Supplied records
■ ■ ■

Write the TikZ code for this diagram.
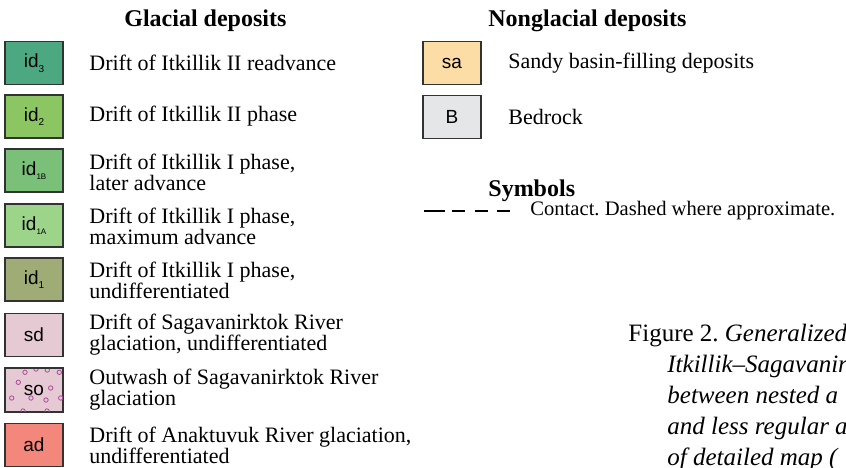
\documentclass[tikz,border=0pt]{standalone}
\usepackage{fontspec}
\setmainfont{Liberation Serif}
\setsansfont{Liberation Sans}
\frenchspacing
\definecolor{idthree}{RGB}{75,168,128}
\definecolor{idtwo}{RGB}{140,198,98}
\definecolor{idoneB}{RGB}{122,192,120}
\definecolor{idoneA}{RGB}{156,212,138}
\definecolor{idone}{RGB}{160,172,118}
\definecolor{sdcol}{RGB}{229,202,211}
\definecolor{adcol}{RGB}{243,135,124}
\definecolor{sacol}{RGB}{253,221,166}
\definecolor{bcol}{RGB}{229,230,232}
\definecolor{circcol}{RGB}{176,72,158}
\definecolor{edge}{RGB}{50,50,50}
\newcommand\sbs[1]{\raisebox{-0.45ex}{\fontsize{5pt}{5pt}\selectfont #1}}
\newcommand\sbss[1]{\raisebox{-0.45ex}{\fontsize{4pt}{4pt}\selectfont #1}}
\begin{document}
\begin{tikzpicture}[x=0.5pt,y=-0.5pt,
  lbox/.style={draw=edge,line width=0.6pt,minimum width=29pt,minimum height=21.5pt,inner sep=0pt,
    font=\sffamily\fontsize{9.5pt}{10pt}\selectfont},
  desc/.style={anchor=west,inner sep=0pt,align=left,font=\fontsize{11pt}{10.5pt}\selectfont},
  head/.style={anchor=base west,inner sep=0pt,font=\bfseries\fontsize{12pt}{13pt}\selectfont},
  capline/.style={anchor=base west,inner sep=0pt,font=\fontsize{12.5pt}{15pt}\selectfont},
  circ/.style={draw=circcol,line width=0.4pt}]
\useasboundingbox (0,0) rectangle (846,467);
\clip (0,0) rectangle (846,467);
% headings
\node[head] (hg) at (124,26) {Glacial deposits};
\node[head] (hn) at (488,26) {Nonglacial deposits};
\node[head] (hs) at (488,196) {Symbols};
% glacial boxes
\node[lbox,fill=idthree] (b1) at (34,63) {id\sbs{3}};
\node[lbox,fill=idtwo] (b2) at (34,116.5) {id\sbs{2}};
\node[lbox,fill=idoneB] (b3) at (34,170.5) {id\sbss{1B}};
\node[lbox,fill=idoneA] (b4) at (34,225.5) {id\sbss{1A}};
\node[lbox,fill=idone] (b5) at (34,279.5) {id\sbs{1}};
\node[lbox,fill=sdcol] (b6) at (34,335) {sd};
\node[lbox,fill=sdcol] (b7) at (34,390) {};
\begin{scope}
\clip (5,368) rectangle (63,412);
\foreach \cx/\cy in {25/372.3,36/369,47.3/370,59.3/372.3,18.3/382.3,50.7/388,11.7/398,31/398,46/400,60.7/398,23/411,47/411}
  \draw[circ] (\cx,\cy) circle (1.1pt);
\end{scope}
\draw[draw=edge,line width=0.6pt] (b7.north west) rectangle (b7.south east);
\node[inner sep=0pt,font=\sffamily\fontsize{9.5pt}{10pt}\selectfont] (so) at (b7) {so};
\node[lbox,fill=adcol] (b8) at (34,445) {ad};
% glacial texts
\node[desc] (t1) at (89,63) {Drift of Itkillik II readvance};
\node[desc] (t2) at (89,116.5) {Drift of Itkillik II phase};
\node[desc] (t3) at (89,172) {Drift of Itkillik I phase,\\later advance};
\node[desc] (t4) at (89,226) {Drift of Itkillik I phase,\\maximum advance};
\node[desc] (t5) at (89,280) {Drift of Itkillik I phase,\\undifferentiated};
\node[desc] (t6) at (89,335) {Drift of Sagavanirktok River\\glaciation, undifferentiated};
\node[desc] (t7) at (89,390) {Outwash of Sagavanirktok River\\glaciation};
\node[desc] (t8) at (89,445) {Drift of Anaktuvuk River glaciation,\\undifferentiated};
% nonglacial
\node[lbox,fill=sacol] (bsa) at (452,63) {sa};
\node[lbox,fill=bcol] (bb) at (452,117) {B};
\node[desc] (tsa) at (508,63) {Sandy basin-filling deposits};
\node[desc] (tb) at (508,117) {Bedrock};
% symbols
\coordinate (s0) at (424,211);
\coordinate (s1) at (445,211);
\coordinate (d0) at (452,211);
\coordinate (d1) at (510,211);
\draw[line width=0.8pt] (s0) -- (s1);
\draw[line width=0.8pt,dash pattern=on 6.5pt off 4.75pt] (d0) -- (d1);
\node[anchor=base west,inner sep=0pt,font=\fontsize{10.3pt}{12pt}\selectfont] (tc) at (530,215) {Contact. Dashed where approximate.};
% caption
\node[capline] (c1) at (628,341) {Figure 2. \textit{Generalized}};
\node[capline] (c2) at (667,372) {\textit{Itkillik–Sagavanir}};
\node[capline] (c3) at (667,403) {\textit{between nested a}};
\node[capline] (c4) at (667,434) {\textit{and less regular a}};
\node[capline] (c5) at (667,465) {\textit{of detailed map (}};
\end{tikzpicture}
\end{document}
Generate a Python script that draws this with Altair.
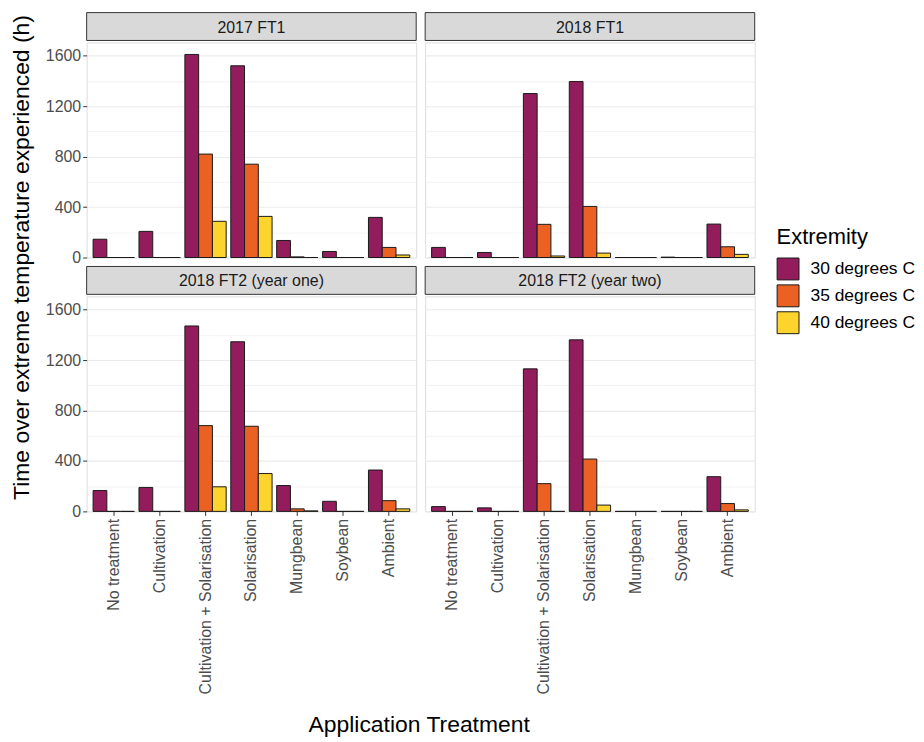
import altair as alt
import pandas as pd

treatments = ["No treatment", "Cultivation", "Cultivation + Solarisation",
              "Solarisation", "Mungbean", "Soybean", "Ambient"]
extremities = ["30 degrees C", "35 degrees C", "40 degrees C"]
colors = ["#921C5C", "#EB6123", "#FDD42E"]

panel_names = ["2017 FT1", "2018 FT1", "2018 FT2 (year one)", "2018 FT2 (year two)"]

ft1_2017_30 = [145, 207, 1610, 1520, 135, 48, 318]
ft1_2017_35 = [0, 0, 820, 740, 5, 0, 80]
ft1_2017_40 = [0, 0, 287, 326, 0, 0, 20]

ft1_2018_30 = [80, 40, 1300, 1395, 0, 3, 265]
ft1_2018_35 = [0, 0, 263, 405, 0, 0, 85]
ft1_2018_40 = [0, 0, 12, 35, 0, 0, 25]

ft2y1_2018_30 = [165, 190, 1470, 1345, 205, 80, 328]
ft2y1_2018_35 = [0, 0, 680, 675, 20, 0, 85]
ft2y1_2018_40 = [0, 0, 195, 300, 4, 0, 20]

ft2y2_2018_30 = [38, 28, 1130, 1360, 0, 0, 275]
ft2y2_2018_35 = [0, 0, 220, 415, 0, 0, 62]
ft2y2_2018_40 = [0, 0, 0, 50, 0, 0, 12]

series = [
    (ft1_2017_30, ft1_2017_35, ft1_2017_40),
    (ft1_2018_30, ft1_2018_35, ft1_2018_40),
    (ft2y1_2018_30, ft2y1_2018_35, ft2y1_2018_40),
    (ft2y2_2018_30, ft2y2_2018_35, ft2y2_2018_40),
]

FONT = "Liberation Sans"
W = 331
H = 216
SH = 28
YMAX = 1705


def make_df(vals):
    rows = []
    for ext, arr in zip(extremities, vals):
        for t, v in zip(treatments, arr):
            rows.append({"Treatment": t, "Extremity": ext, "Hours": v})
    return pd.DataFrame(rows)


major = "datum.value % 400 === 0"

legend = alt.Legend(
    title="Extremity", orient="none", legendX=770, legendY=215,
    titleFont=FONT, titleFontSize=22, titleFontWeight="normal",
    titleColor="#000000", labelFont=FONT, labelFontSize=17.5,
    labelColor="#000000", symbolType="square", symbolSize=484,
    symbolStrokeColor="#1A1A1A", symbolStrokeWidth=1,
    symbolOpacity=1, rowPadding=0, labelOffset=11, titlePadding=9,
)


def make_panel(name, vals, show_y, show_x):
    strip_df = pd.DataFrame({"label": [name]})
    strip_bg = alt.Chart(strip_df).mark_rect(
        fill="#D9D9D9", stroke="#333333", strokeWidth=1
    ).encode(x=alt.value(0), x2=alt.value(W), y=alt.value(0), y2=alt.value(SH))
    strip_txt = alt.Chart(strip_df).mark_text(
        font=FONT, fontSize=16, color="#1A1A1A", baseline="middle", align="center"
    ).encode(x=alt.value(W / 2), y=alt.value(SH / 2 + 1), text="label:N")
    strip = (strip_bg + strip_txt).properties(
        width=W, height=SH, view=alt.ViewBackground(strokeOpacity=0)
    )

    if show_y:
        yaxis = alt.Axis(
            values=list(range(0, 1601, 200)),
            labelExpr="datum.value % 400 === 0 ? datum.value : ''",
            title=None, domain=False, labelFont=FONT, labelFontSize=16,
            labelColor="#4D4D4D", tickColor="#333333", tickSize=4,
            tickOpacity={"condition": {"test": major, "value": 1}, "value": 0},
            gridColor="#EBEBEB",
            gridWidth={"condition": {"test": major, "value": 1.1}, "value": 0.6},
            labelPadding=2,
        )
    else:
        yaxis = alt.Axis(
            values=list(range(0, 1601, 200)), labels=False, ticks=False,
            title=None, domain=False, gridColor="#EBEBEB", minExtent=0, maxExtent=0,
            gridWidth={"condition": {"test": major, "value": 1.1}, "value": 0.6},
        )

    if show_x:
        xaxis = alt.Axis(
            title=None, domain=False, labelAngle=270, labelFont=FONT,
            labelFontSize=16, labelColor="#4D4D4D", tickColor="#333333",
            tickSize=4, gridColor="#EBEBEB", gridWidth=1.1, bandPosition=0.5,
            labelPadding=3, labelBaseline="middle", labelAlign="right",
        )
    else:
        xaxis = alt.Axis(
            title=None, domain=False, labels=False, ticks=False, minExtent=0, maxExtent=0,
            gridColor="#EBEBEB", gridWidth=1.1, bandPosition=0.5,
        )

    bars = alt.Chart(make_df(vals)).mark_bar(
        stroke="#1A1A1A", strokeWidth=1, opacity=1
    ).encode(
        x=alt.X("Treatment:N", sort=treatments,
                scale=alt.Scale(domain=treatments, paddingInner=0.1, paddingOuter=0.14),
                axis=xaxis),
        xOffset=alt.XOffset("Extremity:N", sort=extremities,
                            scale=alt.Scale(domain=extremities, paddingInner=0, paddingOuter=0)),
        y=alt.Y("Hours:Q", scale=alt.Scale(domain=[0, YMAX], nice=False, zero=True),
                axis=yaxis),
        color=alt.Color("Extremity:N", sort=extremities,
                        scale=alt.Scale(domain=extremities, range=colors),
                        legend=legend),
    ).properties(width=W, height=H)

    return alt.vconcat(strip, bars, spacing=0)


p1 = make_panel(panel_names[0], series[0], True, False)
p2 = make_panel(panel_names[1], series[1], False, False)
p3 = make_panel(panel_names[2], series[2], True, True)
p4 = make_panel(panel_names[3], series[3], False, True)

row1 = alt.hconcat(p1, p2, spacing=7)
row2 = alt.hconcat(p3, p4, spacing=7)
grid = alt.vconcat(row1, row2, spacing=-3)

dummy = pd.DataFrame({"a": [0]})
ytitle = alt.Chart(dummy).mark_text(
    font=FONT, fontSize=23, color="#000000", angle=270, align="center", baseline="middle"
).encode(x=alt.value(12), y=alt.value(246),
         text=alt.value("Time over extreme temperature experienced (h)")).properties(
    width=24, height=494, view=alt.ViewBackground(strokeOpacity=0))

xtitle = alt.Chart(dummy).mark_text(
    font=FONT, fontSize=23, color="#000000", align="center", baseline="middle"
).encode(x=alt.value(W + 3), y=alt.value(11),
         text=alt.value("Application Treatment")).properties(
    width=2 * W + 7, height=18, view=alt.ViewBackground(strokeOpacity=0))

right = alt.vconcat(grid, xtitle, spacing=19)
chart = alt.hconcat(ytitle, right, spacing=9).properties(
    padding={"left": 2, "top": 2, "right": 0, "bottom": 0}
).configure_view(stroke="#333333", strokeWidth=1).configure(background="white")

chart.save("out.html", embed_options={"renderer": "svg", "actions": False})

■ ■ ■

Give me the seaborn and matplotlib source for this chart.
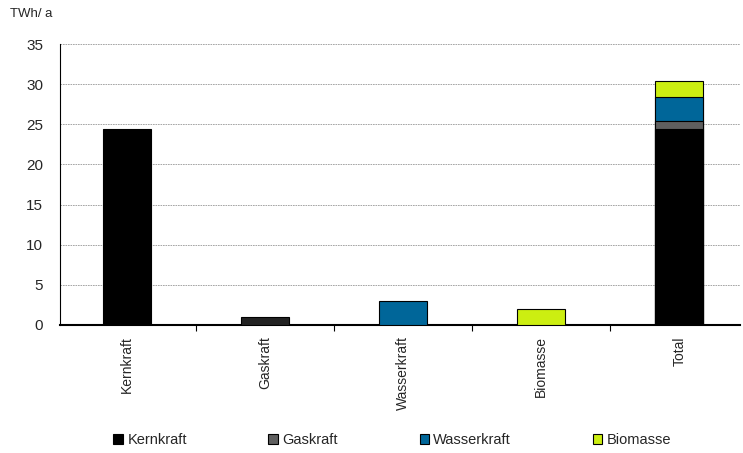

■ ■ ■

Reproduce each line of the material containing the word "this".

Task output
Write the TikZ code for this diagram.
Generate a Python script that draws this with Altair.
Give me the seaborn and matplotlib source for this chart.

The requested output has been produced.